If one is to feel good about meritocracy, it is that the ambitious, talented and hardworking have the greatest chance of changing the system for everyone's shared benefit.
It seems to me that this pileup against meritocracy is primarily about personal rewards, and not about utility to society.
He's also now published a book, The Meritocracy Trap:
It certainly makes sense for the wealthy, elite lawyers of a society to set the course of policy. But I'm not sure what the empirical evidence from 2019 America says. I think a lot of these Yale graduates end up becoming cogs in the existing system without actually changing it, and I think other forces might be equally as or more impactful in terms of shaping political currents.
Get off your high horse.
You should read The Meritocracy Trap by Daniel Markovits: https://www.themeritocracytrap.com/
The author is actually a Yale Law Professor, and the book came out about a month ago.
I can't agree that it was just a self congratulatory speech. You have to speak to your audience. Some degree of pandering is expected and necessary. And, the final message was still very clear: here are the problems, you folks are supposed to be the best and the brightest, work towards finding the solution.
Whatever else, you have to admit that's one damn well written speech.
It seemed to have been mocking the language of the speech when there really isn't anything objectively wrong with the speech.
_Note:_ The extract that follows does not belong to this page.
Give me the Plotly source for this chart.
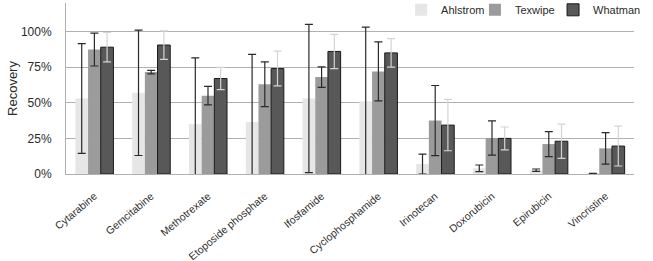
import plotly.graph_objects as go

categories = ["Cytarabine", "Gemcitabine", "Methotrexate", "Etoposide phosphate",
              "Ifosfamide", "Cyclophosphamide", "Irinotecan", "Doxorubicin",
              "Epirubicin", "Vincristine"]

ahlstrom = [0.53, 0.57, 0.35, 0.365, 0.53, 0.51, 0.07, 0.04, 0.027, 0.005]
ahlstrom_err = [0.385, 0.44, 0.465, 0.475, 0.52, 0.52, 0.07, 0.023, 0.008, 0.0]

texwipe = [0.873, 0.715, 0.55, 0.63, 0.68, 0.72, 0.375, 0.253, 0.21, 0.18]
texwipe_err = [0.115, 0.012, 0.065, 0.157, 0.072, 0.207, 0.246, 0.12, 0.088, 0.11]

whatman = [0.89, 0.905, 0.67, 0.74, 0.86, 0.85, 0.343, 0.25, 0.23, 0.196]
whatman_err = [0.103, 0.10, 0.078, 0.122, 0.12, 0.10, 0.18, 0.08, 0.12, 0.14]

tick_vals = [0, 0.25, 0.5, 0.75, 1.0]
tick_text = ["0%", "25%", "50%", "75%", "100%"]

TXT = "#2b2b2b"

fig = go.Figure()
fig.add_trace(go.Bar(
    name="Ahlstrom", x=categories, y=ahlstrom, legend="legend",
    marker=dict(color="#e6e6e6", line=dict(width=0)),
    error_y=dict(type="data", array=ahlstrom_err, color="#2a2a2a", thickness=1.2, width=4),
))
fig.add_trace(go.Bar(
    name="Texwipe", x=categories, y=texwipe, legend="legend2",
    marker=dict(color="#9b9b9b", line=dict(width=0)),
    error_y=dict(type="data", array=texwipe_err, color="#2a2a2a", thickness=1.2, width=4),
))
fig.add_trace(go.Bar(
    name="Whatman", x=categories, y=whatman, legend="legend3",
    marker=dict(color="#585858", line=dict(color="#1a1a1a", width=1)),
    error_y=dict(type="data", array=whatman_err, color="#d4d4d4", thickness=1.2, width=4),
))

def leg(xpos):
    return dict(orientation="h", x=xpos, xanchor="left", y=1.045, yanchor="top",
                font=dict(size=11, color=TXT), bgcolor="rgba(255,255,255,0)")

fig.update_layout(
    width=653, height=261,
    margin=dict(l=66, r=19, t=3, b=87, autoexpand=False),
    paper_bgcolor="white", plot_bgcolor="white",
    barmode="group", bargap=0.33, bargroupgap=0,
    font=dict(family="Liberation Sans, Arial, sans-serif", color=TXT, size=11),
    legend=leg(0.59), legend2=leg(0.72), legend3=leg(0.8575),
    showlegend=True,
)
fig.update_yaxes(
    range=[0, 1.2], tickvals=tick_vals, ticktext=tick_text, automargin=False,
    showgrid=True, gridcolor="#b0b0b0", gridwidth=1,
    showline=True, linecolor="#b0b0b0", linewidth=1,
    zeroline=False, ticks="", ticklabelstandoff=11,
    title=dict(text="Recovery", font=dict(size=13, color=TXT), standoff=0),
    tickfont=dict(size=12, color=TXT),
)
fig.update_xaxes(
    tickangle=-40, showline=True, linecolor="#b0b0b0", linewidth=1, automargin=False,
    ticks="", ticklabelstandoff=11, tickfont=dict(size=10.5, color=TXT),
)

fig.write_html("out.html")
The speech was in a high register but I thought it was very concise. The parody in the comment on the other hand seems to try to immitate religious language, and didn't attack the speech but the speakers and their values. It's as if the commenter perceives the academic register used in the speech as marking its contents unworthy of engaging with, the ivory tower ramblings of the elites as nonsensical and contemptible as religious rhetoric. This sort of contempt for everything associated with the upper class leads to the kind of cultural destruction we saw in Communist revolutions.
Hate the elite all you want but the culture they embody is also your culture; don't cut off your nose to spite your face.